In this paper, we have defined a modeling construct and assessment algorithm that, once trained, will provide a causality-aware assessment of risk. Our approach has the advantage of reducing the influence of false correlations, thereby enabling a more accurate understanding of system health. Moreover, there is a built-in learning process that adds new hidden states or adjusts model parameters when needed to explain a novel set of observations.

A distinguishing feature of our approach is that it relies less on individual observations and more on whether a sequence of observations fits a causality pattern. When a pattern is recognized, the model can provide a probability of the pattern as well as the probability of escaping to another pattern. Given both pieces of information, system operators can then decide whether and when repair or replacement is needed. For example, is it necessary to ground an airplane now due to a high probability of a near-term, serious fault condition, or can the airplane complete a mission and receive service later? Additionally, knowing with confidence failure risk simplifies maintenance scheduling and acquisition of spares.

It is well-known, however, that state-based models can be very large and difficult, if not practically impossible, to analyze.

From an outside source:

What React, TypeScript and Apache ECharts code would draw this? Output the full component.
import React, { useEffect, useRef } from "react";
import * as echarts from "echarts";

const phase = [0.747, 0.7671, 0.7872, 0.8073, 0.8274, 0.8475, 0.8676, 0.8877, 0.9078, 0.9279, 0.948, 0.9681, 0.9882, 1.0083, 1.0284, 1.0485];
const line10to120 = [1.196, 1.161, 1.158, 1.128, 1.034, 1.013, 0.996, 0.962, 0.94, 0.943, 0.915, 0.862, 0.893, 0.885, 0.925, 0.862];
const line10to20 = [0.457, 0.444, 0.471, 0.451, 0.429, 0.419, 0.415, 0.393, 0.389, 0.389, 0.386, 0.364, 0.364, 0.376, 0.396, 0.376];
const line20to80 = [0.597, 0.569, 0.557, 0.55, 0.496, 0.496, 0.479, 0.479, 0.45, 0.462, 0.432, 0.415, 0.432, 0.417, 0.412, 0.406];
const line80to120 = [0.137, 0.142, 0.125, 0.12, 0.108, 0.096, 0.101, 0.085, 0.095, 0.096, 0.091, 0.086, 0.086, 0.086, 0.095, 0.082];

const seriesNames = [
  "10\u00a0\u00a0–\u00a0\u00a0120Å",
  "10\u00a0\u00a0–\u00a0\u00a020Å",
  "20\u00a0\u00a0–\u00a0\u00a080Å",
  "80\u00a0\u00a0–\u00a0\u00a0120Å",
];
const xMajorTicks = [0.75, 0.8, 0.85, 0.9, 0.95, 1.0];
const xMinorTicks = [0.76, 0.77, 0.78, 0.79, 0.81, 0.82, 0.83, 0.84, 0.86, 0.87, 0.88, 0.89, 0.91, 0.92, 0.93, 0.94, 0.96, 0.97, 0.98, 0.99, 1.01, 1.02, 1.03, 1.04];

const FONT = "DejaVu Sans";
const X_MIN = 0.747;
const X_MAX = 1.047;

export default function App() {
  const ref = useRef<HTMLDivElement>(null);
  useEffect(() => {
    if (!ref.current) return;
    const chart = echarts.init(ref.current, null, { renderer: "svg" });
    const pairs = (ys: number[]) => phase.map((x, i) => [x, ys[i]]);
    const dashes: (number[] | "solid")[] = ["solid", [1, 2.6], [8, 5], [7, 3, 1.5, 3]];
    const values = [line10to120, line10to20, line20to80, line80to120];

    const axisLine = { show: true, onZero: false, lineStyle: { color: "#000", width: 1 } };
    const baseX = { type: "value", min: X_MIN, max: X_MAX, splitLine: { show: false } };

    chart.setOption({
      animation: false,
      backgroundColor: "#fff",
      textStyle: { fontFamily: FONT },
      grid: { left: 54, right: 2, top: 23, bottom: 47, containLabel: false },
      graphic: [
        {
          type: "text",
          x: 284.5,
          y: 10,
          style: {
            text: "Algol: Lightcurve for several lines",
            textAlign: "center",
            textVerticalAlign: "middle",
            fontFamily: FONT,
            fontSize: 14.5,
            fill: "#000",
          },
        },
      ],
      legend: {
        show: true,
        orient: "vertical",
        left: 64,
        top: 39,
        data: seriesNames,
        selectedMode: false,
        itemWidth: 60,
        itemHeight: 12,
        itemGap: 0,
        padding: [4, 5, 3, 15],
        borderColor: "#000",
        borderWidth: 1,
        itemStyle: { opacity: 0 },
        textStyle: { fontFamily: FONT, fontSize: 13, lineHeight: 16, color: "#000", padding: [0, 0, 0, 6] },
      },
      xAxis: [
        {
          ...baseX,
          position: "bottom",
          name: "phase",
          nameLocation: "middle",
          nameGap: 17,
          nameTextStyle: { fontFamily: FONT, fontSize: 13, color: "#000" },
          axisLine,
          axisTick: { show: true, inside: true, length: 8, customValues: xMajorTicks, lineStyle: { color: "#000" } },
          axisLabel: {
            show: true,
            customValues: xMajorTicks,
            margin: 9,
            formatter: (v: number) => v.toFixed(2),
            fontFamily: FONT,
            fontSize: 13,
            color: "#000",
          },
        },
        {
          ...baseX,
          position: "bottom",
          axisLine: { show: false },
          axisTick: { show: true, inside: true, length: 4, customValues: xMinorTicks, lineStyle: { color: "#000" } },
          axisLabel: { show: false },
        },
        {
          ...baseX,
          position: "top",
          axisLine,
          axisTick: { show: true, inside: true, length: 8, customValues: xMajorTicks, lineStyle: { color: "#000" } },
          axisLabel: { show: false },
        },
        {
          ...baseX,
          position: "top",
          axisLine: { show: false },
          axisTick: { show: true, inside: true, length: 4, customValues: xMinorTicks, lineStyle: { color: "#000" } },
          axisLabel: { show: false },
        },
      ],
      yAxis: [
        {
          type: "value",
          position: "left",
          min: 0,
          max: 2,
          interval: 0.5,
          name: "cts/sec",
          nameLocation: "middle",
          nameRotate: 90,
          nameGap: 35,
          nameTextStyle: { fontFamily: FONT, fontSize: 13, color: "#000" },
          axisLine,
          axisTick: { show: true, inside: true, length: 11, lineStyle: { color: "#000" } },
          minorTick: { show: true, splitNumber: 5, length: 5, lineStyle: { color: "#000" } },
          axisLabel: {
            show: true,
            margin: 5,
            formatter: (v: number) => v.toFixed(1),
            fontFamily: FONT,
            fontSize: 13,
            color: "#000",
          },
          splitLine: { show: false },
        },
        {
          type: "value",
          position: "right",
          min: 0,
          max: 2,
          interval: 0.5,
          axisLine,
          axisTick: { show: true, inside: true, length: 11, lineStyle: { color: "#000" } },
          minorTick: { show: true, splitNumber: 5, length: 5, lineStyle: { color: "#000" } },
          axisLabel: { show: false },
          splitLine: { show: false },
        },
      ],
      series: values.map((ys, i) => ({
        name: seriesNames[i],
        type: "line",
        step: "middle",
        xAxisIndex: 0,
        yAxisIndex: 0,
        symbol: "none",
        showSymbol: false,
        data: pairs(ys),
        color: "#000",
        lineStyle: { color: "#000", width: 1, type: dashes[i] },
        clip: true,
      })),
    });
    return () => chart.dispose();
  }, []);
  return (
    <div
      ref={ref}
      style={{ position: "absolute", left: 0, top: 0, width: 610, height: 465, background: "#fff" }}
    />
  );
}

General approaches to managing large models comprise breaking them up into smaller models and/or using heuristics that approximate completely rigorous analyses. An issue we have not yet addressed is the impact on causality when decomposition or approximations are used. We understand that practical use of our approach will necessitate a thorough evaluation of state-space explosion.

Our primary work-to-go is to apply this concept to a realistic problem. To that end we have created an unmanned aerial vehicle (UAV) simulation in which we can “fly” multiple UAVs that are tasked with completing a reconnaissance mission. The simulation allows an arbitrary number of monitors and also allows injecting noise, transient upsets, and failures (Madni 2019).

To test-drive these concepts on realistic problems, we have created a minimum viable testbed (Madni 2019). The testbed employs an open-source infrastructure, multiple modeling and simulation methods, a library of components for rapid scenario development, software and hardware building blocks, and an open-source repository. The testbed employs an open, extensible architecture, with the ability to incorporate both virtual models and physical systems. This testbed is different from traditional hardware-in-the-loop testbeds that employ proprietary models and focus on specific system instantiation. We intend to report our findings from testbed experimentation in a follow-on paper.